> **Data block**
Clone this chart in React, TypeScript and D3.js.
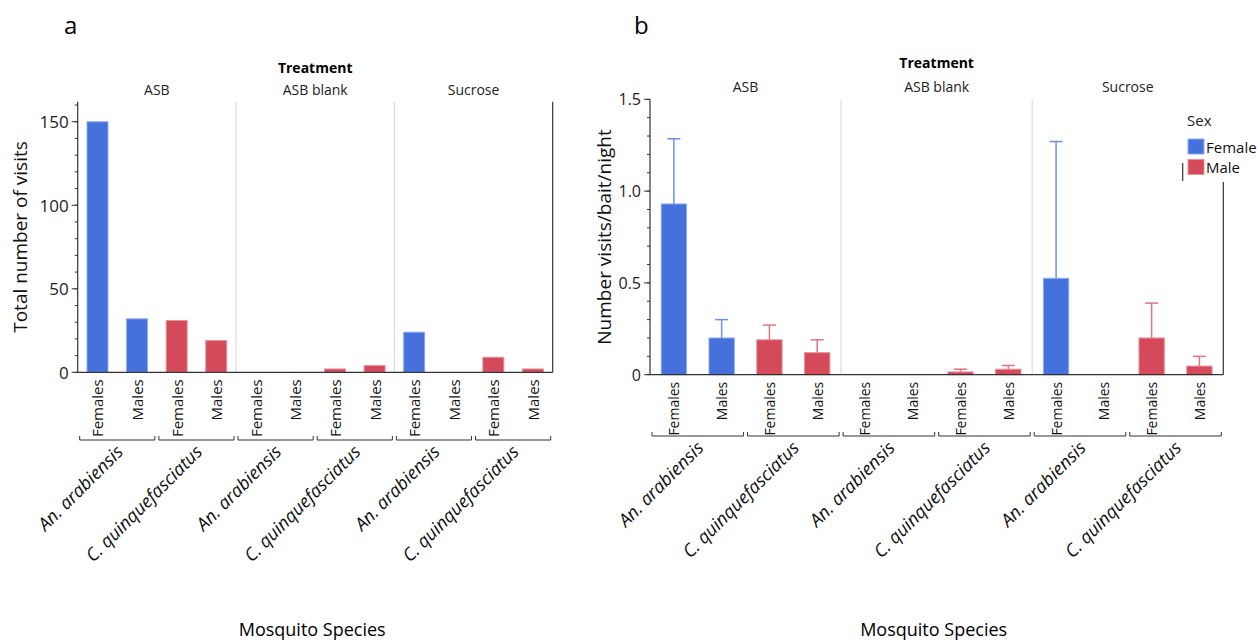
import React from "react";
import * as d3 from "d3";

// Categories
const treatments = ["ASB", "ASB blank", "Sucrose"];
const species = ["An. arabiensis", "C. quinquefasciatus"];
const sexes = ["Females", "Males"];
const legendLabels = ["Female", "Male"];

// Panel a: total number of visits (order: An. F, An. M, C. F, C. M)
const totalASB = [150, 32, 31, 19];
const totalBlank = [0, 0, 2, 4];
const totalSucrose = [24, 0, 9, 2];

// Panel b: mean visits per bait per night and upper error limit
const meanASB = [0.93, 0.2, 0.19, 0.12];
const meanBlank = [0, 0, 0.015, 0.03];
const meanSucrose = [0.525, 0, 0.2, 0.047];
const upperASB = [1.285, 0.3, 0.27, 0.19];
const upperBlank = [null, null, 0.03, 0.05];
const upperSucrose = [1.27, null, 0.39, 0.1];

const yTicksA = [0, 50, 100, 150];
const yTicksB = [0, 0.5, 1.0, 1.5];

const BLUE = "#4471dc";
const RED = "#d44a5a";
const BLUE_LIGHT = "#8eaaf0";
const RED_LIGHT = "#e8909a";
const BLUE_ERR = "#6b8ff0";
const RED_ERR = "#e07480";
const FONT = "'Open Sans', sans-serif";

type Row = { key: string; t: number; s: number; x: number; v: number; up: number | null };

function buildRows(vals: number[][], ups: (number | null)[][] | null): Row[] {
  const rows: Row[] = [];
  treatments.forEach((_, t) => {
    species.forEach((__, s) => {
      sexes.forEach((___, x) => {
        const i = s * 2 + x;
        rows.push({
          key: `${t}-${s}-${x}`,
          t,
          s,
          x,
          v: vals[t][i],
          up: ups ? ups[t][i] : null,
        });
      });
    });
  });
  return rows;
}

type PanelProps = {
  letter: string;
  letterX: number;
  x0: number;
  x1: number;
  yTop: number;
  yZero: number;
  yMax: number;
  rows: Row[];
  majorTicks: number[];
  minorStep: number;
  fmt: (v: number) => string;
  yTitle: string;
  yTitleX: number;
  tickFont: number;
  titleFont: number;
  catFont: number;
  speciesFont: number;
  treatY: number;
  headY: number;
  bracketY: number;
  borderTop: number;
  errors: boolean;
};

function Panel(p: PanelProps) {
  const y = d3.scaleLinear().domain([0, p.yMax]).range([p.yZero, p.yTop]);
  const keys = p.rows.map((r) => r.key);
  const x = d3
    .scaleBand<string>()
    .domain(keys)
    .range([p.x0, p.x1])
    .paddingInner(0.47)
    .paddingOuter(0.235);
  const step = x.step();
  const panelW = (p.x1 - p.x0) / treatments.length;
  const minor = d3.range(0, p.yMax + 1e-9, p.minorStep);
  const cx = (k: string) => (x(k) as number) + x.bandwidth() / 2;

  return (
    <g>
      <text x={p.letterX} y={34} fontSize={24} fontFamily={FONT} fill="#000">
        {p.letter}
      </text>
      {/* treatment header */}
      <text
        x={(p.x0 + p.x1) / 2}
        y={p.treatY}
        textAnchor="middle"
        dominantBaseline="central"
        fontSize={14}
        fontWeight="bold"
        fontFamily={FONT}
        fill="#000"
      >
        Treatment
      </text>
      {treatments.map((t, i) => (
        <text
          key={t}
          x={p.x0 + panelW * (i + 0.5)}
          y={p.headY}
          textAnchor="middle"
          dominantBaseline="central"
          fontSize={14}
          fontFamily={FONT}
          fill="#222"
        >
          {t}
        </text>
      ))}
      {/* panel separators */}
      {[1, 2].map((i) => (
        <line
          key={i}
          x1={p.x0 + panelW * i}
          x2={p.x0 + panelW * i}
          y1={p.yTop}
          y2={p.yZero}
          stroke="#dcdcdc"
          strokeWidth={1.2}
        />
      ))}
      {/* bars */}
      {p.rows.map((r) =>
        r.v > 0 ? (
          <rect
            key={r.key}
            x={x(r.key)}
            y={y(r.v)}
            width={x.bandwidth()}
            height={p.yZero - y(r.v)}
            fill={r.s === 0 ? BLUE : RED}
            stroke={r.s === 0 ? BLUE_LIGHT : RED_LIGHT}
            strokeWidth={1}
          />
        ) : null
      )}
      {/* error bars */}
      {p.errors &&
        p.rows.map((r) =>
          r.up != null ? (
            <g key={"e" + r.key} stroke={r.s === 0 ? BLUE_ERR : RED_ERR} strokeWidth={1.5}>
              <line x1={cx(r.key)} x2={cx(r.key)} y1={y(r.v)} y2={y(r.up)} />
              <line x1={cx(r.key) - 6.5} x2={cx(r.key) + 6.5} y1={y(r.up)} y2={y(r.up)} />
            </g>
          ) : null
        )}
      {/* y axis */}
      <line x1={p.x0} x2={p.x0} y1={p.yTop} y2={p.yZero} stroke="#333" strokeWidth={1.2} />
      {minor.map((v) => (
        <line key={"m" + v} x1={p.x0 - 3} x2={p.x0} y1={y(v)} y2={y(v)} stroke="#333" strokeWidth={1} />
      ))}
      {p.majorTicks.map((v) => (
        <g key={"t" + v}>
          <line x1={p.x0 - 6} x2={p.x0} y1={y(v)} y2={y(v)} stroke="#333" strokeWidth={1} />
          <text
            x={p.x0 - 9}
            y={y(v)}
            textAnchor="end"
            dominantBaseline="central"
            fontSize={p.tickFont}
            fontFamily={FONT}
            fill="#222"
          >
            {p.fmt(v)}
          </text>
        </g>
      ))}
      <text
        transform={`translate(${p.yTitleX},${(p.yTop + p.yZero) / 2}) rotate(-90)`}
        textAnchor="middle"
        dominantBaseline="central"
        fontSize={p.titleFont}
        fontFamily={FONT}
        fill="#111"
      >
        {p.yTitle}
      </text>
      {/* x axis and right border */}
      <line x1={p.x0} x2={p.x1} y1={p.yZero} y2={p.yZero} stroke="#333" strokeWidth={1.2} />
      <line x1={p.x1} x2={p.x1} y1={p.borderTop} y2={p.yZero} stroke="#333" strokeWidth={1.2} />
      {/* sex labels */}
      {p.rows.map((r) => (
        <text
          key={"l" + r.key}
          transform={`translate(${cx(r.key)},${p.yZero + 7}) rotate(-90)`}
          textAnchor="end"
          dominantBaseline="central"
          fontSize={p.catFont}
          fontFamily={FONT}
          fill="#111"
        >
          {sexes[r.x]}
        </text>
      ))}
      {/* species brackets and labels */}
      {treatments.map((_, t) =>
        species.map((sp, s) => {
          const gx0 = p.x0 + panelW * t + step * 2 * s + 2;
          const gx1 = gx0 + step * 2 - 4;
          const gc = (gx0 + gx1) / 2;
          return (
            <g key={`b${t}-${s}`}>
              <path
                d={`M${gx0},${p.bracketY - 4}V${p.bracketY}H${gx1}V${p.bracketY - 4}`}
                fill="none"
                stroke="#333"
                strokeWidth={1}
              />
              <text
                transform={`translate(${gc + 7},${p.bracketY + 13}) rotate(-45)`}
                textAnchor="end"
                fontSize={p.speciesFont}
                fontStyle="italic"
                fontFamily={FONT}
                fill="#111"
              >
                {sp}
              </text>
            </g>
          );
        })
      )}
      <text
        x={(p.x0 + p.x1) / 2 - 3}
        y={629}
        textAnchor="middle"
        dominantBaseline="central"
        fontSize={18}
        fontFamily={FONT}
        fill="#000"
      >
        Mosquito Species
      </text>
    </g>
  );
}

export default function App() {
  const rowsA = buildRows([totalASB, totalBlank, totalSucrose], null);
  const rowsB = buildRows([meanASB, meanBlank, meanSucrose], [upperASB, upperBlank, upperSucrose]);
  const legendColors = [BLUE, RED];
  return (
    <svg width={1257} height={641} style={{ position: "absolute", left: 0, top: 0, background: "#fff" }}>
      <rect width={1257} height={641} fill="#fff" />
      <Panel
        letter="a"
        letterX={64}
        x0={77.7}
        x1={552.7}
        yTop={101.7}
        yZero={372.3}
        yMax={162}
        rows={rowsA}
        majorTicks={yTicksA}
        minorStep={10}
        fmt={(v) => d3.format("d")(v)}
        yTitle="Total number of visits"
        yTitleX={20}
        tickFont={17}
        titleFont={19}
        catFont={15}
        speciesFont={18}
        treatY={67}
        headY={89}
        bracketY={440}
        borderTop={101.7}
        errors={false}
      />
      <Panel
        letter="b"
        letterX={634}
        x0={650}
        x1={1223.3}
        yTop={99.3}
        yZero={374.7}
        yMax={1.5}
        rows={rowsB}
        majorTicks={yTicksB}
        minorStep={0.1}
        fmt={(v) => (v === 0 ? "0" : d3.format(".1f")(v))}
        yTitle="Number visits/bait/night"
        yTitleX={604}
        tickFont={16}
        titleFont={19}
        catFont={14}
        speciesFont={18}
        treatY={62}
        headY={86}
        bracketY={436}
        borderTop={182}
        errors={true}
      />
      {/* legend */}
      <text x={1187} y={120} dominantBaseline="central" fontSize={15} fontFamily={FONT} fill="#222">
        Sex
      </text>
      {legendLabels.map((l, i) => (
        <g key={l}>
          <rect x={1188} y={139 + i * 20.5} width={16} height={15} fill={legendColors[i]} stroke={i === 0 ? BLUE_LIGHT : RED_LIGHT} />
          <text x={1206} y={146.5 + i * 20.5} dominantBaseline="central" fontSize={15} fontFamily={FONT} fill="#111">
            {l}
          </text>
        </g>
      ))}
      <line x1={1182.7} x2={1182.7} y1={163} y2={181} stroke="#333" strokeWidth={1.2} />
    </svg>
  );
}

> **Aim**
Print, exactly as written, the lines above from the first one to the one containing "string; t: number;". Leave out pictures.

> **Task output**
Clone this chart in React, TypeScript and D3.js.
import React from "react";
import * as d3 from "d3";

// Categories
const treatments = ["ASB", "ASB blank", "Sucrose"];
const species = ["An. arabiensis", "C. quinquefasciatus"];
const sexes = ["Females", "Males"];
const legendLabels = ["Female", "Male"];

// Panel a: total number of visits (order: An. F, An. M, C. F, C. M)
const totalASB = [150, 32, 31, 19];
const totalBlank = [0, 0, 2, 4];
const totalSucrose = [24, 0, 9, 2];

// Panel b: mean visits per bait per night and upper error limit
const meanASB = [0.93, 0.2, 0.19, 0.12];
const meanBlank = [0, 0, 0.015, 0.03];
const meanSucrose = [0.525, 0, 0.2, 0.047];
const upperASB = [1.285, 0.3, 0.27, 0.19];
const upperBlank = [null, null, 0.03, 0.05];
const upperSucrose = [1.27, null, 0.39, 0.1];

const yTicksA = [0, 50, 100, 150];
const yTicksB = [0, 0.5, 1.0, 1.5];

const BLUE = "#4471dc";
const RED = "#d44a5a";
const BLUE_LIGHT = "#8eaaf0";
const RED_LIGHT = "#e8909a";
const BLUE_ERR = "#6b8ff0";
const RED_ERR = "#e07480";
const FONT = "'Open Sans', sans-serif";

type Row = { key: string; t: number; s: number; x: number; v: number; up: number | null };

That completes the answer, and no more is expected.